→ **WHAT TO WORK ON**: Repeat the records below exactly, from the first line through the line containing "x_major_right = [4, 8, 12, 16, 20]", and leave out any pictures.

→ **TASK MATERIAL**:

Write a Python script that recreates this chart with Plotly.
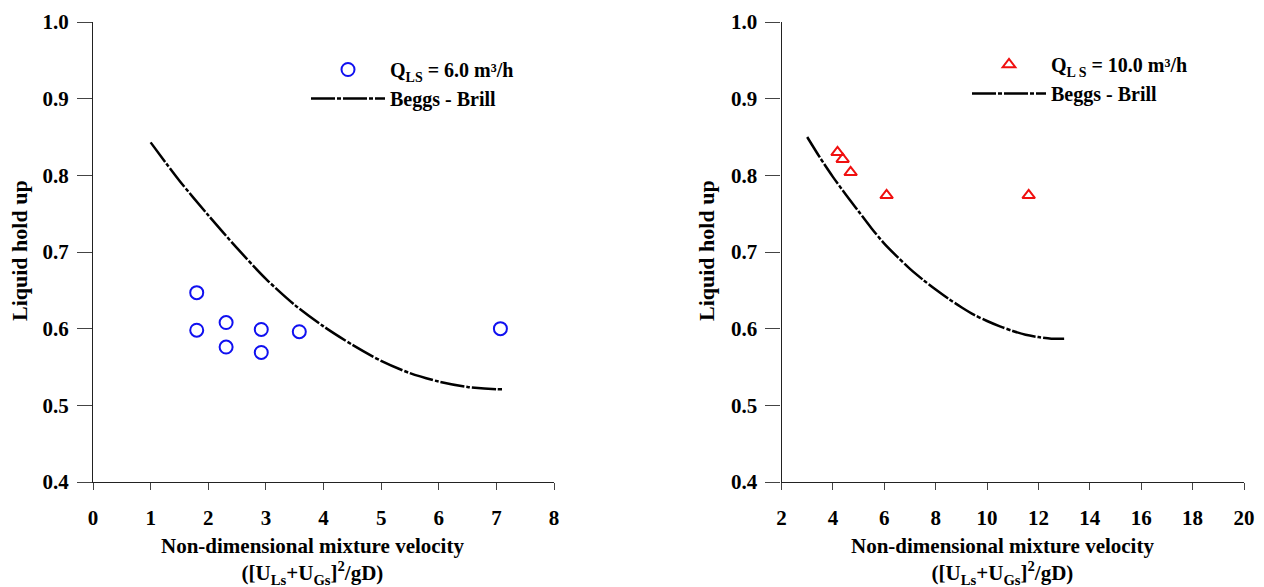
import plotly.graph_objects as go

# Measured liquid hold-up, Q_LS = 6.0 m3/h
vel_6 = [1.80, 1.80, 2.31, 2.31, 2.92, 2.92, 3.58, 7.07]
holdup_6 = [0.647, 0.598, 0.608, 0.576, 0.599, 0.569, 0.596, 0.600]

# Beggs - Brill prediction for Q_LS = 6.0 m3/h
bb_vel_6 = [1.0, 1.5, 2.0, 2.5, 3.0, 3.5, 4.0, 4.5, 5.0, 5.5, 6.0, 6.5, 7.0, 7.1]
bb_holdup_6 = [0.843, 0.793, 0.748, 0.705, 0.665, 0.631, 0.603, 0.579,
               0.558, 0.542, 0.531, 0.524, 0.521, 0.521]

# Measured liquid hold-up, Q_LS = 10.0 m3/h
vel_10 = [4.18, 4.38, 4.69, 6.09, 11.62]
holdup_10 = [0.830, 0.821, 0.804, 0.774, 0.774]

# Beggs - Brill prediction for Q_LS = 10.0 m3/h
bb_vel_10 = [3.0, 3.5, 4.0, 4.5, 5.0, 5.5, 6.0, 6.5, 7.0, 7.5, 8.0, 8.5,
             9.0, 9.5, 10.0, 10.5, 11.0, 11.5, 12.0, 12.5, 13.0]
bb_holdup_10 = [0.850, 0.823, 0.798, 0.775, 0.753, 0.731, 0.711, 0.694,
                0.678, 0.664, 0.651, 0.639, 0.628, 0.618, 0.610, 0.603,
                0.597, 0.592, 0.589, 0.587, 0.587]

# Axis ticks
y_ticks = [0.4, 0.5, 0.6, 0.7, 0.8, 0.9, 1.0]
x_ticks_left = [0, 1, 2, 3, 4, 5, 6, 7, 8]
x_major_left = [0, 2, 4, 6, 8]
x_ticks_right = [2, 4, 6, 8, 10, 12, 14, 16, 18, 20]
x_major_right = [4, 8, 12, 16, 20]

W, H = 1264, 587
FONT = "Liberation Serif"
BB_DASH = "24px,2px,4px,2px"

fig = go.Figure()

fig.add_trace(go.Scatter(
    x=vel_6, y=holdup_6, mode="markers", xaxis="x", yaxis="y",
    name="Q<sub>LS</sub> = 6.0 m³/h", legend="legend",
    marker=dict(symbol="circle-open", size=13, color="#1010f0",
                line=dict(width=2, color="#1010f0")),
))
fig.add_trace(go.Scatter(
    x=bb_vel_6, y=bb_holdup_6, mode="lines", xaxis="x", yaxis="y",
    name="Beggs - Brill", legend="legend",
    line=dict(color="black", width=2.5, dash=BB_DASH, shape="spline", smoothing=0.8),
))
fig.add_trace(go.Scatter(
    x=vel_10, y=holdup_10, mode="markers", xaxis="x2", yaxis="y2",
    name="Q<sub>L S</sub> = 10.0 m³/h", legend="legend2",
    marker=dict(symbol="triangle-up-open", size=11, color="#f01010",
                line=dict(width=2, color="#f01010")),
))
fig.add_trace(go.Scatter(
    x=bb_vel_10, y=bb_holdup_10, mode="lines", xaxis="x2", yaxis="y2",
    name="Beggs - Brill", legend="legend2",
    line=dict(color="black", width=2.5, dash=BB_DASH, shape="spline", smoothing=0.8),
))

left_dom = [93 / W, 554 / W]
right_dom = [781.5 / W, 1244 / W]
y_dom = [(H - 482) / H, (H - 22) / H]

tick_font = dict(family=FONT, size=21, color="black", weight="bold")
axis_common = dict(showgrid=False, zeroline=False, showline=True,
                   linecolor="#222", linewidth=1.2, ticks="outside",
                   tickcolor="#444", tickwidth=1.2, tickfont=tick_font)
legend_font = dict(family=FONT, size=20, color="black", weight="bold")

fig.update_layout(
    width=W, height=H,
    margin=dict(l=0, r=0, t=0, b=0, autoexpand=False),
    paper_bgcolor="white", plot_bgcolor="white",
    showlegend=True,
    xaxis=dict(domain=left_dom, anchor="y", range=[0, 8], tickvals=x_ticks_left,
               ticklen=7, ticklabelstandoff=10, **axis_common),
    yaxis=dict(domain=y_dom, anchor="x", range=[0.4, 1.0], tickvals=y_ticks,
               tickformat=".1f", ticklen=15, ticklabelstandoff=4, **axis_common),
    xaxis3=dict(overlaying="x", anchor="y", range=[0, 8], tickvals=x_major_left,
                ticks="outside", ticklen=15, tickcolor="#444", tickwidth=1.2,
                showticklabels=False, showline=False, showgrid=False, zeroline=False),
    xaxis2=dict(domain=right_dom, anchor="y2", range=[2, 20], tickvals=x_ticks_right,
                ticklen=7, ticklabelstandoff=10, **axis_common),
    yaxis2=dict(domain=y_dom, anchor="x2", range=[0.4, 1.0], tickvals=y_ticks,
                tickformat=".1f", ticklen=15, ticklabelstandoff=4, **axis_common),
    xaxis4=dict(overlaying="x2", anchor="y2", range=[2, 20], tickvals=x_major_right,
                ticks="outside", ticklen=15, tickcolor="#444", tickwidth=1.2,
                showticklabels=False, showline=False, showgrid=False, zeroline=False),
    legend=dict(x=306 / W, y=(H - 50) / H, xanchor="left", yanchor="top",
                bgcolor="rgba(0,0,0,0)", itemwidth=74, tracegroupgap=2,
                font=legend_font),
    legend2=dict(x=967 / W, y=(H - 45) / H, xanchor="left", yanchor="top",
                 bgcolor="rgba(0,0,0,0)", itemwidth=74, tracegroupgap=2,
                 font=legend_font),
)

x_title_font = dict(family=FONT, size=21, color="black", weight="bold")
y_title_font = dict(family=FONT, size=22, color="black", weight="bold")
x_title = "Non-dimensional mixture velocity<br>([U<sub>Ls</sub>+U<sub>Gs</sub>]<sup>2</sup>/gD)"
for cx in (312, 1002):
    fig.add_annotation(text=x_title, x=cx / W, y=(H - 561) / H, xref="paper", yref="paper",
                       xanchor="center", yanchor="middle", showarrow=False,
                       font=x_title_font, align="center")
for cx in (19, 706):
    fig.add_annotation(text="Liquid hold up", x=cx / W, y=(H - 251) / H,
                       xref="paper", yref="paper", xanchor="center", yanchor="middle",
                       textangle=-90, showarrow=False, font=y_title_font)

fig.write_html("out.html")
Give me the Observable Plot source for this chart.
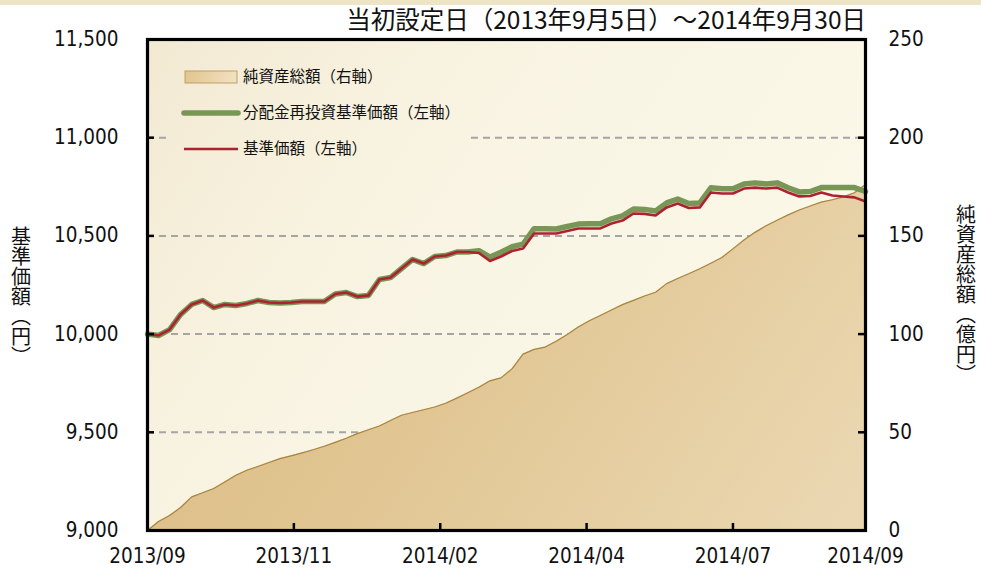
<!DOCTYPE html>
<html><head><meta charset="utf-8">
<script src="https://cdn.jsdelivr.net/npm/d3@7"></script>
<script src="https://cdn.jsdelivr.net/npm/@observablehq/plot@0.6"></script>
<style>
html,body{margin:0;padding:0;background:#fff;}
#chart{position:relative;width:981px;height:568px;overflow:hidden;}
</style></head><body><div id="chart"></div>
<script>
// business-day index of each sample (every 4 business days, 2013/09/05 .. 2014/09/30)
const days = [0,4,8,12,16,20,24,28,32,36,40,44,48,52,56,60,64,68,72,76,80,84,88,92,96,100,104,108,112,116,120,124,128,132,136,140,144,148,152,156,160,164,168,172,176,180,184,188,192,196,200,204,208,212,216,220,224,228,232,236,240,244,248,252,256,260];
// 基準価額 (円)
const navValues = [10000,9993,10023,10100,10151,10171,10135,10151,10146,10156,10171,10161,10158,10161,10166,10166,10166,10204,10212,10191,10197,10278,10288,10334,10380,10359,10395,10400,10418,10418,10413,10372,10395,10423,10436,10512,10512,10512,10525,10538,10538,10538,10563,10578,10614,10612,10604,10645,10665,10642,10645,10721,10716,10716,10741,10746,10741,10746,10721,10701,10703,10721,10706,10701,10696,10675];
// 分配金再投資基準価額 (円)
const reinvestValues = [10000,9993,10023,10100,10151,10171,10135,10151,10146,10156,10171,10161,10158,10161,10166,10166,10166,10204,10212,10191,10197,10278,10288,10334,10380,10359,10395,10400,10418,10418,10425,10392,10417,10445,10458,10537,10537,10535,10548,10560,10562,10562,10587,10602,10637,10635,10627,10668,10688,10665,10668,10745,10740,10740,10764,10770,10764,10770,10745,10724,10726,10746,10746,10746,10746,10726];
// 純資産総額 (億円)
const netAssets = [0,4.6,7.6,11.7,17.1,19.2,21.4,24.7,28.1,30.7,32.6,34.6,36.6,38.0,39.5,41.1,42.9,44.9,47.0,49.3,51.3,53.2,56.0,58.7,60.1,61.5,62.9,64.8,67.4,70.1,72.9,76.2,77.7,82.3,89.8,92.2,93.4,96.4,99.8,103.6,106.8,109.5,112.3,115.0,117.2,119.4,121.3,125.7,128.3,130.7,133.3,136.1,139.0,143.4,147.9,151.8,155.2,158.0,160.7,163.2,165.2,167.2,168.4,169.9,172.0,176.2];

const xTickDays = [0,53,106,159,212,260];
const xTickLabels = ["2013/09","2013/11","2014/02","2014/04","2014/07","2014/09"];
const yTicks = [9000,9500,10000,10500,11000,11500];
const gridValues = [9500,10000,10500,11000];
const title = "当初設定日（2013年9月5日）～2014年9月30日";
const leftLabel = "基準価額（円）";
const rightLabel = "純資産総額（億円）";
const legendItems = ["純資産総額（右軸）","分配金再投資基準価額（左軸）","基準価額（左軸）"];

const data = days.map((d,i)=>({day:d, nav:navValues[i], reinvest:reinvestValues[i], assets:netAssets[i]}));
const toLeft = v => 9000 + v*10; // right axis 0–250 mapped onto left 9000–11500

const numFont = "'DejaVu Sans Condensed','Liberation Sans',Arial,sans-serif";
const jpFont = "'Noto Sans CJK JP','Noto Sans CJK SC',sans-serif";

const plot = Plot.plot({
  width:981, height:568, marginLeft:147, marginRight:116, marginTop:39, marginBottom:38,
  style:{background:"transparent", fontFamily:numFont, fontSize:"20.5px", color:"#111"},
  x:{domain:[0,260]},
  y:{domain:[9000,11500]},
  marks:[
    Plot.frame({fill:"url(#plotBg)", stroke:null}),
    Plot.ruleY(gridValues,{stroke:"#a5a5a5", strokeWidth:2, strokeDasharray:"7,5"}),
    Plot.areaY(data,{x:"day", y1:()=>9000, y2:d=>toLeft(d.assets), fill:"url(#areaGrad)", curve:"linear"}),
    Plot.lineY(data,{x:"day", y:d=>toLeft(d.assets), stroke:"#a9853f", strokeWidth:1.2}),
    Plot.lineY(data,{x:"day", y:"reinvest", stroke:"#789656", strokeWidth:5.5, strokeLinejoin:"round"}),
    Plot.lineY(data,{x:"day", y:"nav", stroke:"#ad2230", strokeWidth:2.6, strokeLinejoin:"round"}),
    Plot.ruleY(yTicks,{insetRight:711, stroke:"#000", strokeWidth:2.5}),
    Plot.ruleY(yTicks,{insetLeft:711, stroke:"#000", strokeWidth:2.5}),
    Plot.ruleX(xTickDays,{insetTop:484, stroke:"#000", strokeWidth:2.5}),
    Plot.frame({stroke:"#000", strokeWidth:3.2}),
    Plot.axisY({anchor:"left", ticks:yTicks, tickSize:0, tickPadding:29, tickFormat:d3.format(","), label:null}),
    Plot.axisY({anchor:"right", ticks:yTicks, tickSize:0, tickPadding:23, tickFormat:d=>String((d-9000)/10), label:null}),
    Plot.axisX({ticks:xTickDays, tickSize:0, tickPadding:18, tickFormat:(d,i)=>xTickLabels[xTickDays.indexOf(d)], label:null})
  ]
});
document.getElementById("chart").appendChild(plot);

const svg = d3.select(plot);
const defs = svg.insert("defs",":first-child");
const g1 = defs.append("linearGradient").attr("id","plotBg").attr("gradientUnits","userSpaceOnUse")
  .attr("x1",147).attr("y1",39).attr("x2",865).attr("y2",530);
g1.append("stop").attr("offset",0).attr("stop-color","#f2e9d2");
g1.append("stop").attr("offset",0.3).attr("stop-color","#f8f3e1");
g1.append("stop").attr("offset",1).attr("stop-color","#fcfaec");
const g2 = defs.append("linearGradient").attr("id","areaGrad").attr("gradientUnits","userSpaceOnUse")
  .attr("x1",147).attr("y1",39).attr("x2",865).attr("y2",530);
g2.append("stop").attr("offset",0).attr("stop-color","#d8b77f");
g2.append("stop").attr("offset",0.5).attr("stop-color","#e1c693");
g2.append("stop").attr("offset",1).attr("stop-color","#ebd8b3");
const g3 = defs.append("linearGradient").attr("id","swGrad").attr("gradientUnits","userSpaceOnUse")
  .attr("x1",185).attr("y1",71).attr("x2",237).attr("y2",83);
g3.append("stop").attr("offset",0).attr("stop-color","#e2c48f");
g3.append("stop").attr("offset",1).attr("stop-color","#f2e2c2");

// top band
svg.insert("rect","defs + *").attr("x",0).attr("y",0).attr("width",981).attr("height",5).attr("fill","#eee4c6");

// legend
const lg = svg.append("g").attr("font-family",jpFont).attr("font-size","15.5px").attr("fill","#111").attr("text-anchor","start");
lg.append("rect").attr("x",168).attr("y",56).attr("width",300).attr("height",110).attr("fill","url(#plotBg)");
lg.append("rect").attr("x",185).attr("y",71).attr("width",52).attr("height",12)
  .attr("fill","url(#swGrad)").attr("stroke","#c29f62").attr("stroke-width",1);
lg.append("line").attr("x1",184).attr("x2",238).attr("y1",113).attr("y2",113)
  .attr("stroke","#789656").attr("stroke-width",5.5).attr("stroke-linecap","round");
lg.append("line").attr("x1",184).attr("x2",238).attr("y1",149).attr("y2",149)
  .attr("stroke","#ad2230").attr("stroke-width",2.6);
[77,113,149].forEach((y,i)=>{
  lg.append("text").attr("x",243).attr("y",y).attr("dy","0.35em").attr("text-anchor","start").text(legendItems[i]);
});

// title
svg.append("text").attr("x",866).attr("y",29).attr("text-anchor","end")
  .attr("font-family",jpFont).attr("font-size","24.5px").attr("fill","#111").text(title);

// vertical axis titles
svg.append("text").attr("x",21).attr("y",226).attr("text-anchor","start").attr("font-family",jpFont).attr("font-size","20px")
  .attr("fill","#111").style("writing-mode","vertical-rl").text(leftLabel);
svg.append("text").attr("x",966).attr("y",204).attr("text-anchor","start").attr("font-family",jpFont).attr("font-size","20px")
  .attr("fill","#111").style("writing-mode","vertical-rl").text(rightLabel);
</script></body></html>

→ **TASK RESPONSE**:
Write a Python script that recreates this chart with Plotly.
import plotly.graph_objects as go

# Measured liquid hold-up, Q_LS = 6.0 m3/h
vel_6 = [1.80, 1.80, 2.31, 2.31, 2.92, 2.92, 3.58, 7.07]
holdup_6 = [0.647, 0.598, 0.608, 0.576, 0.599, 0.569, 0.596, 0.600]

# Beggs - Brill prediction for Q_LS = 6.0 m3/h
bb_vel_6 = [1.0, 1.5, 2.0, 2.5, 3.0, 3.5, 4.0, 4.5, 5.0, 5.5, 6.0, 6.5, 7.0, 7.1]
bb_holdup_6 = [0.843, 0.793, 0.748, 0.705, 0.665, 0.631, 0.603, 0.579,
               0.558, 0.542, 0.531, 0.524, 0.521, 0.521]

# Measured liquid hold-up, Q_LS = 10.0 m3/h
vel_10 = [4.18, 4.38, 4.69, 6.09, 11.62]
holdup_10 = [0.830, 0.821, 0.804, 0.774, 0.774]

# Beggs - Brill prediction for Q_LS = 10.0 m3/h
bb_vel_10 = [3.0, 3.5, 4.0, 4.5, 5.0, 5.5, 6.0, 6.5, 7.0, 7.5, 8.0, 8.5,
             9.0, 9.5, 10.0, 10.5, 11.0, 11.5, 12.0, 12.5, 13.0]
bb_holdup_10 = [0.850, 0.823, 0.798, 0.775, 0.753, 0.731, 0.711, 0.694,
                0.678, 0.664, 0.651, 0.639, 0.628, 0.618, 0.610, 0.603,
                0.597, 0.592, 0.589, 0.587, 0.587]

# Axis ticks
y_ticks = [0.4, 0.5, 0.6, 0.7, 0.8, 0.9, 1.0]
x_ticks_left = [0, 1, 2, 3, 4, 5, 6, 7, 8]
x_major_left = [0, 2, 4, 6, 8]
x_ticks_right = [2, 4, 6, 8, 10, 12, 14, 16, 18, 20]
x_major_right = [4, 8, 12, 16, 20]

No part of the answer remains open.